Job: Every line holding the word "this" counts once. Give the total, nothing more.

═══ Data for processing ═══

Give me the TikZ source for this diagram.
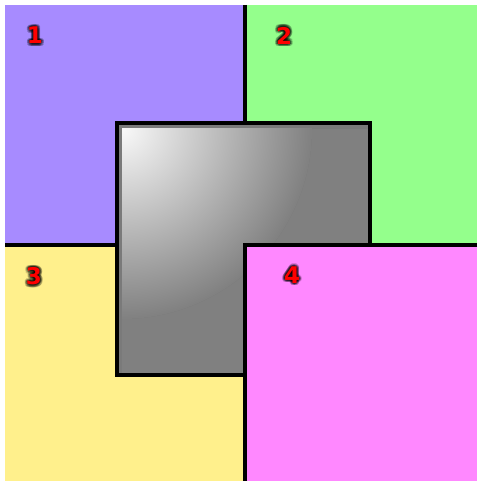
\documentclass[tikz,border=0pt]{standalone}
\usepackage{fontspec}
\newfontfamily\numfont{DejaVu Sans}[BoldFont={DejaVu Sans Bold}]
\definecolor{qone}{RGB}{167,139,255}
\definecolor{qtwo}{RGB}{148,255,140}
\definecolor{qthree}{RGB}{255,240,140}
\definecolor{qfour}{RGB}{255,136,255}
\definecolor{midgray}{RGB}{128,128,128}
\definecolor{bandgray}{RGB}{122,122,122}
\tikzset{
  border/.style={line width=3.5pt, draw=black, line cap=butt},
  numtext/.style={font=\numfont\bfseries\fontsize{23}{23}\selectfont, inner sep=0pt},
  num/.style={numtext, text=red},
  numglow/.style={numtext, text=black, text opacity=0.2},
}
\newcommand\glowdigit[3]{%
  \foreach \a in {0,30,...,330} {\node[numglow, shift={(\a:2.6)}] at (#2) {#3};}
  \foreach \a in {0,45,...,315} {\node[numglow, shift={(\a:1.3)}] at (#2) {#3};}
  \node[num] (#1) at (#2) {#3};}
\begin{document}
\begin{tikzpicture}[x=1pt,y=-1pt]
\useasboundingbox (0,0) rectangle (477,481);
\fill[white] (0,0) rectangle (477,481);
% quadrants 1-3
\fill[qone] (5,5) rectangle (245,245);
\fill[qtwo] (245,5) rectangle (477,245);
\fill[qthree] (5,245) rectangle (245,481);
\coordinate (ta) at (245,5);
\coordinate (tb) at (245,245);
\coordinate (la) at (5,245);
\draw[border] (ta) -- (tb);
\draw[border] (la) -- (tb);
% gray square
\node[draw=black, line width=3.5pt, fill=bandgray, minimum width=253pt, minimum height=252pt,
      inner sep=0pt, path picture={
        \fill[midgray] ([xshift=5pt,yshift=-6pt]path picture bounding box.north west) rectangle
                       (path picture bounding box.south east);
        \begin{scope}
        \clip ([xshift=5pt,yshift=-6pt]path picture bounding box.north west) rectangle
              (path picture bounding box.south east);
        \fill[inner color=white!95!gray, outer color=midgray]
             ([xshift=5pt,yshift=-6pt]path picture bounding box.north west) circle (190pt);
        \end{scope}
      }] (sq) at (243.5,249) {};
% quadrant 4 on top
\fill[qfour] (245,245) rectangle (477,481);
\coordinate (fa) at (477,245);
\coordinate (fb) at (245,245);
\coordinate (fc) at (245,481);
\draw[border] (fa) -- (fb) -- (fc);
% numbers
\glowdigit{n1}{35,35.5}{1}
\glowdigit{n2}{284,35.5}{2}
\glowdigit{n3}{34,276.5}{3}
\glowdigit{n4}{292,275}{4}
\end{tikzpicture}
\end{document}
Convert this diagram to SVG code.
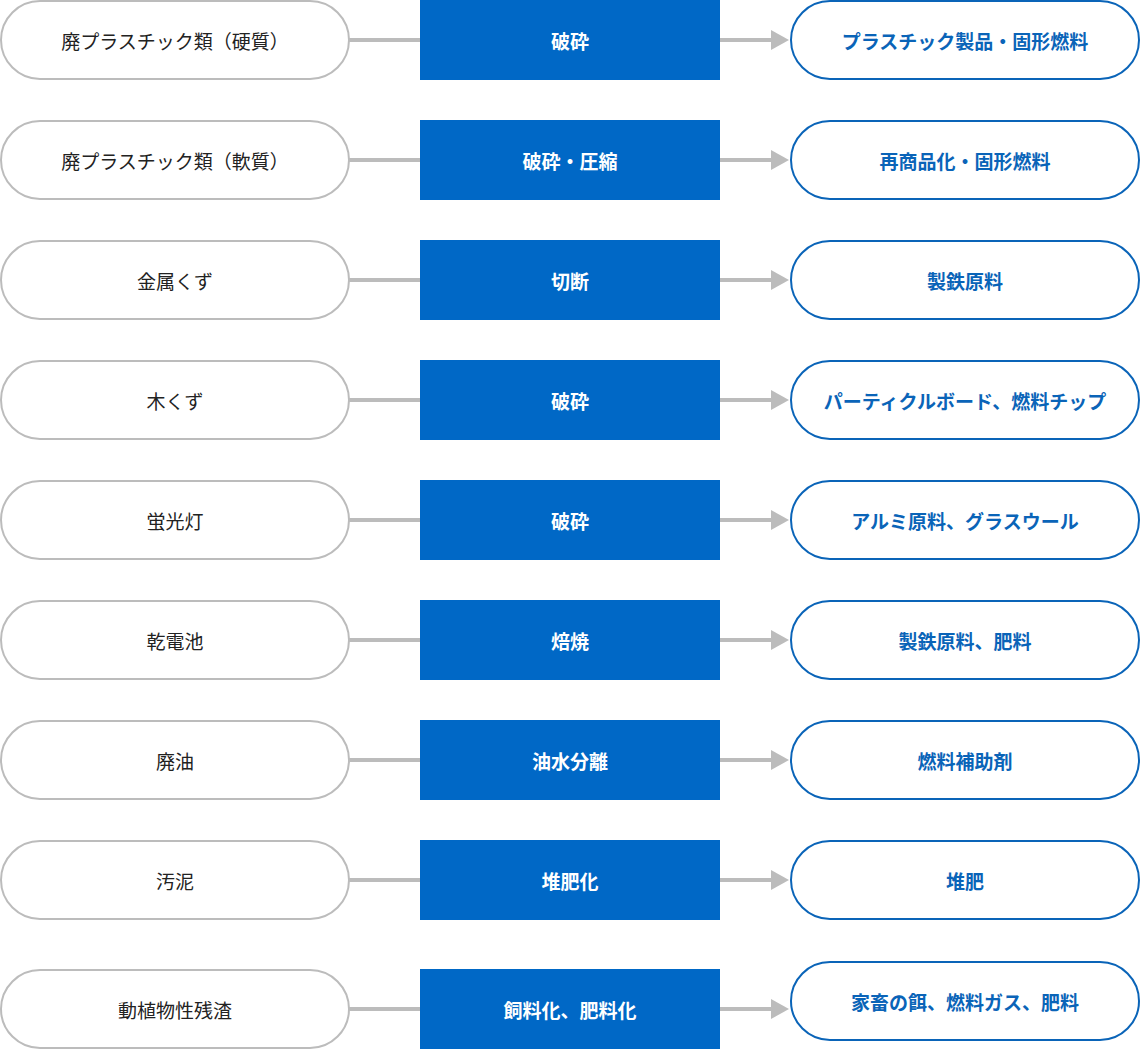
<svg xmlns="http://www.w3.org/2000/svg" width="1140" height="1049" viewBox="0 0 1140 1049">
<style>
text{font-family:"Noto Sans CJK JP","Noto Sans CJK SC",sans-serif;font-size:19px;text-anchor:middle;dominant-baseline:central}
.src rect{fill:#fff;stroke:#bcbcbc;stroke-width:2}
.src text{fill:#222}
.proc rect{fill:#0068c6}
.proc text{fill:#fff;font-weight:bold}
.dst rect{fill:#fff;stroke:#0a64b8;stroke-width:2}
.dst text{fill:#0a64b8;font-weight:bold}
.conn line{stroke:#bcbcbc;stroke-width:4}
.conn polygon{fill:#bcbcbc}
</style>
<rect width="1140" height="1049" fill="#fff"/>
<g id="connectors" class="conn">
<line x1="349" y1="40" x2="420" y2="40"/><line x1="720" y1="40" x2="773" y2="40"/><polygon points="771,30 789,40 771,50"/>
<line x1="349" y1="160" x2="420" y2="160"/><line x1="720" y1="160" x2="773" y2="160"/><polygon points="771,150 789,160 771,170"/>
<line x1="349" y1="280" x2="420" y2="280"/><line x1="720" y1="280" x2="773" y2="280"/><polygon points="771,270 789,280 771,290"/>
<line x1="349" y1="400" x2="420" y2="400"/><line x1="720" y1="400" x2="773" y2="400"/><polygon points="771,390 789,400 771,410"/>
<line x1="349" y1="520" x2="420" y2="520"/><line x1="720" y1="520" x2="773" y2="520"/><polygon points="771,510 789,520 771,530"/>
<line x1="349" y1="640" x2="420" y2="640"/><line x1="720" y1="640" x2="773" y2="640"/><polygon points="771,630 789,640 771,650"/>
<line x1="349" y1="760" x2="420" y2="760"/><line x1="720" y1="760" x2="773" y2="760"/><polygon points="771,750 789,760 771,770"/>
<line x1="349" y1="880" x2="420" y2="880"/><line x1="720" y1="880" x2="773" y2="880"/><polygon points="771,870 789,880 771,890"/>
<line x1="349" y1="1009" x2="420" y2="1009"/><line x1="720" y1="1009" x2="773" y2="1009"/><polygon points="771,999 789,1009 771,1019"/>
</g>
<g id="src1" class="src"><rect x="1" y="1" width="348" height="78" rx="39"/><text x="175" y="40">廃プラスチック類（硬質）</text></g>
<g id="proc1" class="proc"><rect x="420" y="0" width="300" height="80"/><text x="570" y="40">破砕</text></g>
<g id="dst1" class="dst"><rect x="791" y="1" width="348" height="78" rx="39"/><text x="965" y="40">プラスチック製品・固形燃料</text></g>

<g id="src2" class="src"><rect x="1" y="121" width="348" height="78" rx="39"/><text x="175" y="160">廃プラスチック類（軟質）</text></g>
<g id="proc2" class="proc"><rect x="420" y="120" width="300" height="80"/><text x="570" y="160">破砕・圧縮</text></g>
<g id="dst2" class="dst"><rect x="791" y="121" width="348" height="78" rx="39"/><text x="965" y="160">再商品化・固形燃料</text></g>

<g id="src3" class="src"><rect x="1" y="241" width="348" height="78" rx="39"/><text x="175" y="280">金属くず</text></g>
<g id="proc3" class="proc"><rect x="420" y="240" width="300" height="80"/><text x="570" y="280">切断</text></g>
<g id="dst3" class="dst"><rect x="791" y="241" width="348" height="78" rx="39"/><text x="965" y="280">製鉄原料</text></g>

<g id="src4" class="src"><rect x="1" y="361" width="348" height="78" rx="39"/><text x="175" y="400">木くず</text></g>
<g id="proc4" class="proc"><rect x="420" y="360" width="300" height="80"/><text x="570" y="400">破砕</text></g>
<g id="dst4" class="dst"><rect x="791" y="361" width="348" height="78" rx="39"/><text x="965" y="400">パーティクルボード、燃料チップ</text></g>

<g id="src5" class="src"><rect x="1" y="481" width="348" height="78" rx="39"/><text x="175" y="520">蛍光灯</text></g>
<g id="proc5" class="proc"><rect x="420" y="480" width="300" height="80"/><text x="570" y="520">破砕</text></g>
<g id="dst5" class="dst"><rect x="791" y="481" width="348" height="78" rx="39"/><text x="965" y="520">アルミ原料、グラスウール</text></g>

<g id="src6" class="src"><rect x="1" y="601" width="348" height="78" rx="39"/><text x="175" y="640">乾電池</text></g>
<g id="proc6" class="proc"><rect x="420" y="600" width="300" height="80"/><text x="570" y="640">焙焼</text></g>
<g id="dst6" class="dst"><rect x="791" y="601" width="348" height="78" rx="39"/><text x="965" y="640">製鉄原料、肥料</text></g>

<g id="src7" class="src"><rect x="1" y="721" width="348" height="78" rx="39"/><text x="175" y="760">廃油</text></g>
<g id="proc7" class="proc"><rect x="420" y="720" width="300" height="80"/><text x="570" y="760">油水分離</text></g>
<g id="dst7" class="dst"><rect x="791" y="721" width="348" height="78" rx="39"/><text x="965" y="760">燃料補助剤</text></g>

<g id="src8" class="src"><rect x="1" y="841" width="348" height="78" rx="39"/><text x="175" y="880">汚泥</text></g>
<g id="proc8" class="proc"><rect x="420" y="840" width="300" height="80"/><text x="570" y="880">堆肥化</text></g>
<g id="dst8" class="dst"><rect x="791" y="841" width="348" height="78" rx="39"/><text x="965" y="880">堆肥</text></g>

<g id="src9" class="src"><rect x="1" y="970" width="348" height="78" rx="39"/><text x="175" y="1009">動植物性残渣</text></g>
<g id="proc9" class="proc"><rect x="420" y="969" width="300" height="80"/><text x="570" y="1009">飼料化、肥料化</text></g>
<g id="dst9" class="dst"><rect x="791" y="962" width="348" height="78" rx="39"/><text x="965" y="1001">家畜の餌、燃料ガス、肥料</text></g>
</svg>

═══

Output of the task: 2